Over the past few days I've been editing work from a recent trip to Cappadocia, Turkey. The process has been a great learning one for me because I've found that working in Black & White has allowed me to focus solely on the tonal elements at play in the images.
Specifically, I've had to spend a lot of time ensuring there is good tonal separation between foreground and background elements. For instance, the trees have been deliberately toned as dark as I could make them while the background tones have been lightened as far as I could, to ensure as much tonal separation as I can get away with.
Tones are one thing, but contrast is another. It's possible to convey a sense of depth to a scene by giving some objects less contrast than others. I chose to make the lighter rock formations as soft as I could - often reducing contrast in these areas. I increased contrast in select areas where I felt perhaps that a line or a curve or some other feature needed to be emphasised.
So often I feel that as beginners, most of us tend to add contrast globally but I feel that just pulls the eye in all-directions and leads to too many elements vying for the viewers attention. The image becomes fatiguing to look at for too long, because our eye is constantly being pulled everywhere.

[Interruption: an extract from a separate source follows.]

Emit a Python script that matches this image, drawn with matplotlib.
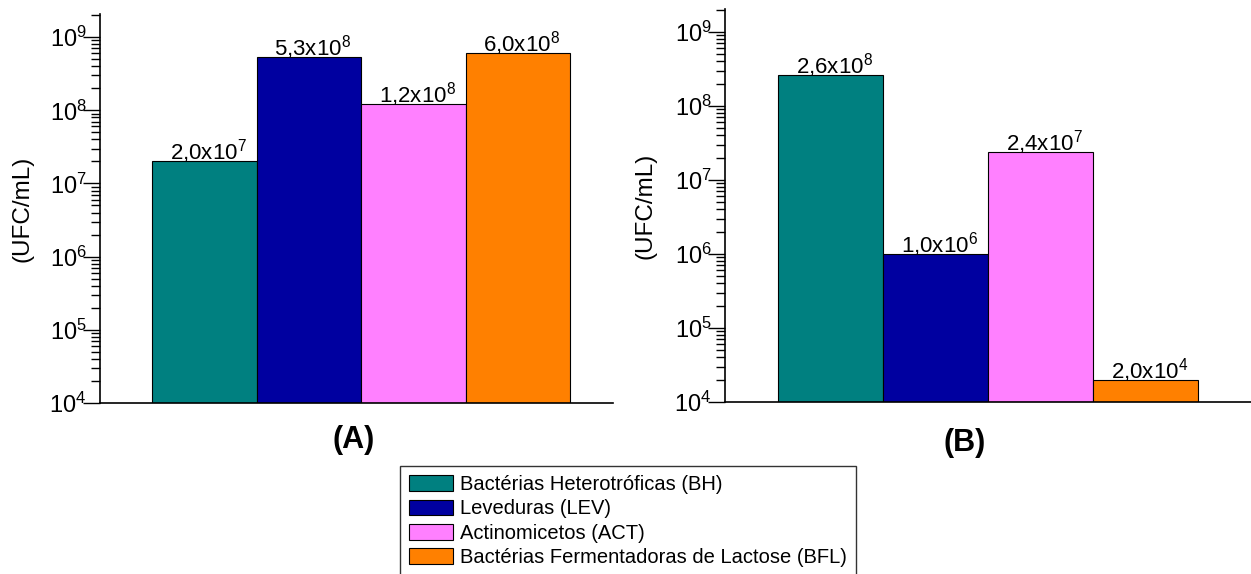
import matplotlib
matplotlib.use("Agg")
import matplotlib.pyplot as plt
import matplotlib.transforms as mtransforms
import numpy as np
from matplotlib.ticker import LogLocator, FixedLocator, NullFormatter

plt.rcParams['font.family'] = ['Liberation Sans', 'DejaVu Sans']
plt.rcParams['mathtext.fontset'] = 'custom'
plt.rcParams['mathtext.rm'] = 'Liberation Sans'
plt.rcParams['mathtext.it'] = 'Liberation Sans:italic'
plt.rcParams['mathtext.bf'] = 'Liberation Sans:bold'

categories = ["Bactérias Heterotróficas (BH)", "Leveduras (LEV)",
              "Actinomicetos (ACT)", "Bactérias Fermentadoras de Lactose (BFL)"]
colors = ["#008080", "#0000A0", "#FF80FF", "#FF8000"]
values_A = [2.0e7, 5.3e8, 1.2e8, 6.0e8]
values_B = [2.6e8, 1.0e6, 2.4e7, 2.0e4]
labels_A = [r"$\mathregular{2{,}0x10^{7}}$", r"$\mathregular{5{,}3x10^{8}}$",
            r"$\mathregular{1{,}2x10^{8}}$", r"$\mathregular{6{,}0x10^{8}}$"]
labels_B = [r"$\mathregular{2{,}6x10^{8}}$", r"$\mathregular{1{,}0x10^{6}}$",
            r"$\mathregular{2{,}4x10^{7}}$", r"$\mathregular{2{,}0x10^{4}}$"]
exponents = [4, 5, 6, 7, 8, 9]
ytick_labels = [r"$\mathregular{10^{%d}}$" % e for e in exponents]
panel_titles = ["(A)", "(B)"]
ylabel = "(UFC/mL)"
base = 1e4

W, H = 1251, 574
DPI = 100
fig = plt.figure(figsize=(W / DPI, H / DPI), dpi=DPI)
PT = 72.0 / DPI  # points per pixel


def px_axes(l, r, top, bot):
    return fig.add_axes([l / W, 1 - bot / H, (r - l) / W, (bot - top) / H])


axA = px_axes(100, 613, 14, 403)
axB = px_axes(725, 1251, 9, 402)

for ax, vals, labs, xlim, ytop in [
    (axA, values_A, labels_A, (-1.0, 3.91), 10 ** 9.315),
    (axB, values_B, labels_B, (-1.0, 4.0), 10 ** 9.31),
]:
    x = np.arange(len(vals))
    heights = [v - base for v in vals]
    bars = ax.bar(x, heights, bottom=base, width=1.0, color=colors,
                  edgecolor="black", linewidth=0.8)
    ax.set_yscale("log")
    ax.set_ylim(base, ytop)
    ax.set_xlim(*xlim)
    lab_trans = mtransforms.offset_copy(ax.transData, fig=fig,
                                        x=4 * PT, y=1.7 * PT, units="points")
    for xi, v, lab in zip(x, vals, labs):
        ax.text(xi, v, lab, ha="center", va="baseline", fontsize=16,
                transform=lab_trans)
    ax.spines["top"].set_visible(False)
    ax.spines["right"].set_visible(False)
    ax.spines["left"].set_linewidth(1.2)
    ax.spines["bottom"].set_linewidth(1.2)
    ax.set_xticks([])
    ax.yaxis.set_major_locator(FixedLocator([10.0 ** e for e in exponents]))
    ax.yaxis.set_major_formatter(NullFormatter())
    ax.yaxis.set_minor_locator(LogLocator(base=10, subs=np.arange(2, 10), numticks=20))
    ax.yaxis.set_minor_formatter(NullFormatter())
    ax.tick_params(axis="y", which="major", direction="out", length=17 * PT, width=1.0)
    ax.tick_params(axis="y", which="minor", direction="out", length=9 * PT, width=1.0)
    btrans = mtransforms.blended_transform_factory(ax.transAxes, ax.transData)
    for e, tl in zip(exponents, ytick_labels):
        ax.annotate(tl, xy=(0, 10.0 ** e), xycoords=btrans,
                    xytext=(-13.3 * PT, -10.3 * PT), textcoords="offset points",
                    ha="right", va="baseline", fontsize=17, annotation_clip=False)
    ax.set_ylabel(ylabel, fontsize=17.5)
    ax.patch.set_alpha(0)
    if ax is axA:
        handles = list(bars)

axA.yaxis.set_label_coords(-0.1305, 0.5)
axB.yaxis.set_label_coords(-0.131, 0.5)

fig.text(354 / W, 1 - 440 / H, panel_titles[0], ha="center", va="center",
         fontsize=22, fontweight="bold")
fig.text(965 / W, 1 - 443 / H, panel_titles[1], ha="center", va="center",
         fontsize=22, fontweight="bold")

leg = fig.legend(handles, categories, loc="upper left",
                 bbox_to_anchor=(400 / W, 1 - 466 / H), bbox_transform=fig.transFigure,
                 fontsize=14.5, frameon=True, fancybox=False, borderaxespad=0,
                 borderpad=0.45, handlelength=2.2, handleheight=0.83,
                 labelspacing=0.27, handletextpad=0.35)
leg.get_frame().set_edgecolor("black")
leg.get_frame().set_linewidth(1.0)

fig.savefig("out.png", dpi=DPI)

Yes, Black & White is not just about adding lots of contrast, but also about smoothness of tone. Low contrast equals calmness while high contrast equals tension. Used sparingly, and in the right places, the eye is led around the frame in a pleasing manner.

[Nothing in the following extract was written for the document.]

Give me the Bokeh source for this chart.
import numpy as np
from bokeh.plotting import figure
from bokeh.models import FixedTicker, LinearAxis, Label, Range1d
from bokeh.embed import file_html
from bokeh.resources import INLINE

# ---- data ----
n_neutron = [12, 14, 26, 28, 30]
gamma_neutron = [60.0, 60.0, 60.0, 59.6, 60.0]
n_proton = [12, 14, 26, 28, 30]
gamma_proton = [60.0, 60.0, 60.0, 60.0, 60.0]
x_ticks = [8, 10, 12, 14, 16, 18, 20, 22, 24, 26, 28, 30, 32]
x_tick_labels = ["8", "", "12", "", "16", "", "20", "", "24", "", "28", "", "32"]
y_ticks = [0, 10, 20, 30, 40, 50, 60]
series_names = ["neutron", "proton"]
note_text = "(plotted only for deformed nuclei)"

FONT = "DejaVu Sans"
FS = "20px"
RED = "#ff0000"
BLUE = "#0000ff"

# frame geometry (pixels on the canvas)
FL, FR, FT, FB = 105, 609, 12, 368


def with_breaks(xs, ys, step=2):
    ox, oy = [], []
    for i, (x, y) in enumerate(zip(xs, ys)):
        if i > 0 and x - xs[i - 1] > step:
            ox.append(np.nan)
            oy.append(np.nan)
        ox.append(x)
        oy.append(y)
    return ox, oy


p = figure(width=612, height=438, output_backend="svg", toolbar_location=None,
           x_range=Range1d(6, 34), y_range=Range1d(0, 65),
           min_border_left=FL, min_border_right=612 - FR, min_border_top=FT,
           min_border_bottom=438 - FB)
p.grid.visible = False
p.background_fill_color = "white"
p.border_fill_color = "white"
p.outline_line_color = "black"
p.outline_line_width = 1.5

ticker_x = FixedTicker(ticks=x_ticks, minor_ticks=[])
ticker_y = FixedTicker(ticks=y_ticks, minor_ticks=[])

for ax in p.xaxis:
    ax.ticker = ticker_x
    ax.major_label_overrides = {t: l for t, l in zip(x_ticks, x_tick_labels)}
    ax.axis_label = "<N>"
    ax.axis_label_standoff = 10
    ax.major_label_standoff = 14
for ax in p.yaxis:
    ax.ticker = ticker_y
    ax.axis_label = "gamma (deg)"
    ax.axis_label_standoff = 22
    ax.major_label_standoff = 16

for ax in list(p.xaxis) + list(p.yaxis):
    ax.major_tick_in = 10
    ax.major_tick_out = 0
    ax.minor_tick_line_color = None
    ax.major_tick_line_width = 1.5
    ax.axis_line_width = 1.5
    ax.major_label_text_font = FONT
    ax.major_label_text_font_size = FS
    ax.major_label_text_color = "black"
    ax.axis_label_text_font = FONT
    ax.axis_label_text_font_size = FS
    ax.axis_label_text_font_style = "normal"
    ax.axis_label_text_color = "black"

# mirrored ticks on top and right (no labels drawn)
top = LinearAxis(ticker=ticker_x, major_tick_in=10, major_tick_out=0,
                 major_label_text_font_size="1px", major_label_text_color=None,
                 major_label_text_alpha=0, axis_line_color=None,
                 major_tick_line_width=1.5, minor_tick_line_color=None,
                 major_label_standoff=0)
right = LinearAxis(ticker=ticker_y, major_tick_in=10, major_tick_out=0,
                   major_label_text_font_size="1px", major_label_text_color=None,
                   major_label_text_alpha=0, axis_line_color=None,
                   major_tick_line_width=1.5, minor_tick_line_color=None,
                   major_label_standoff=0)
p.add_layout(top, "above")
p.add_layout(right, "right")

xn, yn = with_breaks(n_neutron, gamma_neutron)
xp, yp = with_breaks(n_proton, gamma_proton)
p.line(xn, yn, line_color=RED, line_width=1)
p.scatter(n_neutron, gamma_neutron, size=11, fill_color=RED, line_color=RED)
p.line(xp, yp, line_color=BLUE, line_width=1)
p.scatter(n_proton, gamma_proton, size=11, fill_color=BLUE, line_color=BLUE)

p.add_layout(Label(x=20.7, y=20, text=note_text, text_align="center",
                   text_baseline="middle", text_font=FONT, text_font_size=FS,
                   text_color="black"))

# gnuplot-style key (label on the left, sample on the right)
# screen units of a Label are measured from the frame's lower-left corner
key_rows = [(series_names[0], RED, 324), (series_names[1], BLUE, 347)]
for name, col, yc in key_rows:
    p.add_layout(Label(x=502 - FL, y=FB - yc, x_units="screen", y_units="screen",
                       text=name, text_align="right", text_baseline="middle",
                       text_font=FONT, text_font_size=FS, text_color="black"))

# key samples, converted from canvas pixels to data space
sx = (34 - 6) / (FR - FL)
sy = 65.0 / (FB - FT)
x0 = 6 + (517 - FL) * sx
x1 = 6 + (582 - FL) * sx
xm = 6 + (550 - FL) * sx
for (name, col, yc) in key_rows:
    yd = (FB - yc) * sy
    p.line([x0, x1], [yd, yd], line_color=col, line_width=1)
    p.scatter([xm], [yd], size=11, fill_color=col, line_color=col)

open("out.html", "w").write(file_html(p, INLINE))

On the subject of selection process, I shot a lot of images but I'm only left with the six you see here. I think when it came down to it, despite Cappadocia being a place of amazing rock formations, I fell in love with the solitary trees which I often found hidden away in the crevasse of a rock.
It's important for a collection of work to sit well together and this can either be achieved by collating images that have a similar colour palette, or by collecting images that have similar subject matter. I feel these Black & White images work well because they are similar in subject matter - the trees being the unifying theme here. But the compositions are similar in some ways too. But mostly I feel it's the use of tones across the collection that ties them together for me most strongly.
Editing is always a continuous case of reviewing where I'm at, how I feel about the work and it's that feeling that keeps me tuned into what needs to stay and what needs to be weeded out. Focussing on the tones in the images I shot, has led me to choose some images over others, simply because the tones were in keeping with the work I had amassed during my editing sessions.
Lastly, I've decided to present them here with a dark-grey background. Ansel Adams said that there was only one time in his career when he felt satisfied with an exhibition space, and that was because the walls had been painted olive-grey. I fully appreciate this - placing Black & White images on a white wall neutralises the white highlights of the print - which leads the viewer to perceive the print as much darker than it really is. Olive is akin to a mid-grey tone, thus allowing the brighter tones (in addition to the darker tones) a chance to stand out and sing.